(Plotting code records)
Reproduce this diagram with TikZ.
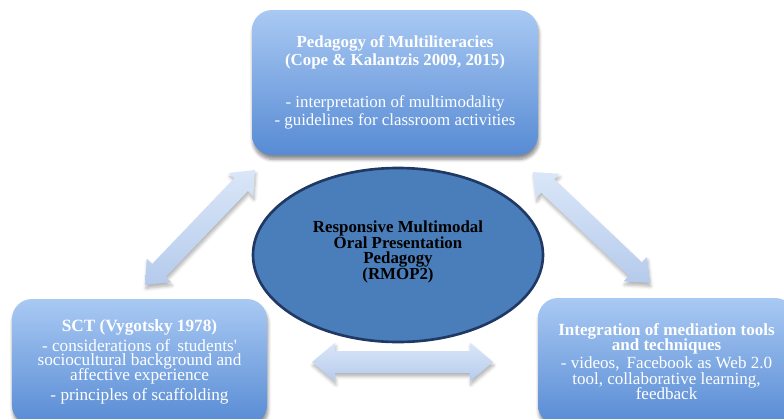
\documentclass[tikz,border=0pt]{standalone}
\usepackage{fontspec}
\setmainfont{Liberation Serif}
\definecolor{boxtop}{HTML}{A9C9F3}
\definecolor{boxbot}{HTML}{578BD4}
\definecolor{arrtop}{HTML}{DAE6F8}
\definecolor{arrbot}{HTML}{B5CBEC}
\definecolor{ovalfill}{HTML}{4A7EBB}
\definecolor{ovaldraw}{HTML}{1F3864}
\usetikzlibrary{shapes.geometric,shapes.arrows,shadows.blur}

\begin{document}
\begin{tikzpicture}[line width=1pt,
  infobox/.style={rounded corners=0.4cm, top color=boxtop, bottom color=boxbot,
    text=white, align=center, inner sep=0pt,
    blur shadow={shadow xshift=0.5pt, shadow yshift=-2.5pt, shadow blur steps=6, shadow opacity=45}},
  linkarrow/.style={double arrow, double arrow tip angle=80, top color=arrtop, bottom color=arrbot,
    inner xsep=0pt, minimum width=0pt, sloped, midway,
    blur shadow={shadow xshift=0.5pt, shadow yshift=-2pt, shadow blur steps=5, shadow opacity=30}}]
\useasboundingbox (0,0) rectangle (15.68,8.36) ;
\clip (0,0) rectangle (15.68,8.36) ;
% box Multiliteracies
\node[infobox, minimum width=5.72cm, minimum height=2.9cm, font=\fontsize{9.6}{10.2}\selectfont] (multilit) at (7.9,6.71)
  {\textbf{Pedagogy of Multiliteracies}\\ \textbf{(Cope \& Kalantzis 2009, 2015)}\\[0.48cm]
   - interpretation of multimodality\\ - guidelines for classroom activities} ;
%% box SCT
\node[infobox, minimum width=5.1cm, minimum height=2.52cm, font={\fontsize{9.8}{8.4}\selectfont\lineskiplimit=-6pt}] (sct) at (2.79,1.12)
  {\textbf{SCT (Vygotsky 1978)}\\[0.1cm] - considerations of\, students\textquotesingle\\ sociocultural background and\\
   affective experience\\[0.11cm] - principles of scaffolding} ;
%% box mediation tools
\node[infobox, minimum width=5.14cm, minimum height=2.54cm, font={\fontsize{9.7}{8.6}\selectfont\lineskiplimit=-6pt}] (tools) at (13.33,1.13)
  {\textbf{Integration of mediation tools}\\ \textbf{and techniques}\\[0.06cm]
   - videos,\, Facebook as Web 2.0\\ tool, collaborative learning,\\ feedback} ;
%% oval RMOP2
\node[ellipse, draw=ovaldraw, line width=1.5pt, fill=ovalfill, minimum width=5.8cm, minimum height=3.48cm,
  align=center, font={\bfseries\fontsize{9.6}{8.9}\selectfont\lineskiplimit=-6pt}] (rmop) at (7.96,3.26)
  {Responsive Multimodal\\ Oral Presentation\\ Pedagogy\\ (RMOP2)\\[-0.12cm]} ;
% arrow ends
\coordinate (sctend) at (2.9,2.66) ;
\coordinate (multilitleft) at (5.1,4.96) ;
\coordinate (multilitright) at (10.66,4.92) ;
\coordinate (toolsend) at (13.0,2.7) ;
\coordinate (sctright) at (6.24,1.12) ;
\coordinate (toolsleft) at (9.86,1.12) ;
\path (sctend) -- (multilitleft) node[linkarrow, minimum height=3.18cm, inner ysep=0.17cm, double arrow head extend=0.15cm] (leftlink) {} ;
\path (multilitright) -- (toolsend) node[linkarrow, minimum height=3.22cm, inner ysep=0.17cm, double arrow head extend=0.15cm] (rightlink) {} ;
\path (sctright) -- (toolsleft) node[linkarrow, minimum height=3.62cm, inner ysep=0.2cm, double arrow head extend=0.17cm] (bottomlink) {} ;
\end{tikzpicture}
\end{document}
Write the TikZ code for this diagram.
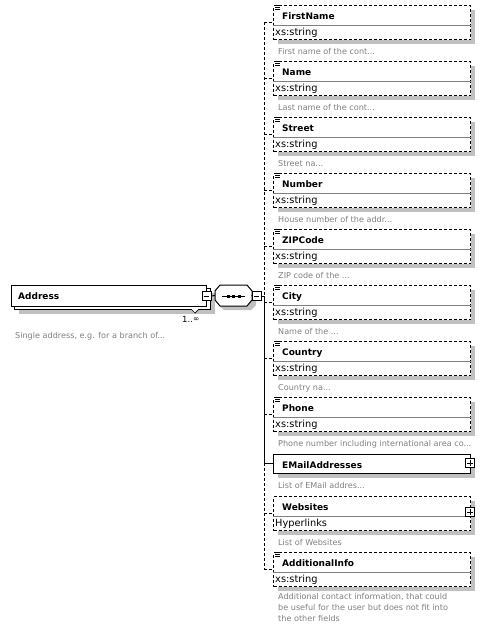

EXERCISE AIM: Do not copy the pictures, but repeat every line exactly.

FINAL RESULT:
Reproduce this diagram with TikZ.
\documentclass[tikz,border=0pt]{standalone}
\usepackage{fontspec}
\setmainfont{Liberation Serif}
\definecolor{boxtop}{HTML}{A9C9F3}
\definecolor{boxbot}{HTML}{578BD4}
\definecolor{arrtop}{HTML}{DAE6F8}
\definecolor{arrbot}{HTML}{B5CBEC}
\definecolor{ovalfill}{HTML}{4A7EBB}
\definecolor{ovaldraw}{HTML}{1F3864}
\usetikzlibrary{shapes.geometric,shapes.arrows,shadows.blur}

\begin{document}
\begin{tikzpicture}[line width=1pt,
  infobox/.style={rounded corners=0.4cm, top color=boxtop, bottom color=boxbot,
    text=white, align=center, inner sep=0pt,
    blur shadow={shadow xshift=0.5pt, shadow yshift=-2.5pt, shadow blur steps=6, shadow opacity=45}},
  linkarrow/.style={double arrow, double arrow tip angle=80, top color=arrtop, bottom color=arrbot,
    inner xsep=0pt, minimum width=0pt, sloped, midway,
    blur shadow={shadow xshift=0.5pt, shadow yshift=-2pt, shadow blur steps=5, shadow opacity=30}}]
\useasboundingbox (0,0) rectangle (15.68,8.36) ;
\clip (0,0) rectangle (15.68,8.36) ;
% box Multiliteracies
\node[infobox, minimum width=5.72cm, minimum height=2.9cm, font=\fontsize{9.6}{10.2}\selectfont] (multilit) at (7.9,6.71)
  {\textbf{Pedagogy of Multiliteracies}\\ \textbf{(Cope \& Kalantzis 2009, 2015)}\\[0.48cm]
   - interpretation of multimodality\\ - guidelines for classroom activities} ;
%% box SCT
\node[infobox, minimum width=5.1cm, minimum height=2.52cm, font={\fontsize{9.8}{8.4}\selectfont\lineskiplimit=-6pt}] (sct) at (2.79,1.12)
  {\textbf{SCT (Vygotsky 1978)}\\[0.1cm] - considerations of\, students\textquotesingle\\ sociocultural background and\\
   affective experience\\[0.11cm] - principles of scaffolding} ;
%% box mediation tools
\node[infobox, minimum width=5.14cm, minimum height=2.54cm, font={\fontsize{9.7}{8.6}\selectfont\lineskiplimit=-6pt}] (tools) at (13.33,1.13)
  {\textbf{Integration of mediation tools}\\ \textbf{and techniques}\\[0.06cm]
   - videos,\, Facebook as Web 2.0\\ tool, collaborative learning,\\ feedback} ;
%% oval RMOP2
\node[ellipse, draw=ovaldraw, line width=1.5pt, fill=ovalfill, minimum width=5.8cm, minimum height=3.48cm,
  align=center, font={\bfseries\fontsize{9.6}{8.9}\selectfont\lineskiplimit=-6pt}] (rmop) at (7.96,3.26)
  {Responsive Multimodal\\ Oral Presentation\\ Pedagogy\\ (RMOP2)\\[-0.12cm]} ;
% arrow ends
\coordinate (sctend) at (2.9,2.66) ;
\coordinate (multilitleft) at (5.1,4.96) ;
\coordinate (multilitright) at (10.66,4.92) ;
\coordinate (toolsend) at (13.0,2.7) ;
\coordinate (sctright) at (6.24,1.12) ;
\coordinate (toolsleft) at (9.86,1.12) ;
\path (sctend) -- (multilitleft) node[linkarrow, minimum height=3.18cm, inner ysep=0.17cm, double arrow head extend=0.15cm] (leftlink) {} ;
\path (multilitright) -- (toolsend) node[linkarrow, minimum height=3.22cm, inner ysep=0.17cm, double arrow head extend=0.15cm] (rightlink) {} ;
\path (sctright) -- (toolsleft) node[linkarrow, minimum height=3.62cm, inner ysep=0.2cm, double arrow head extend=0.17cm] (bottomlink) {} ;
\end{tikzpicture}
\end{document}
Write the TikZ code for this diagram.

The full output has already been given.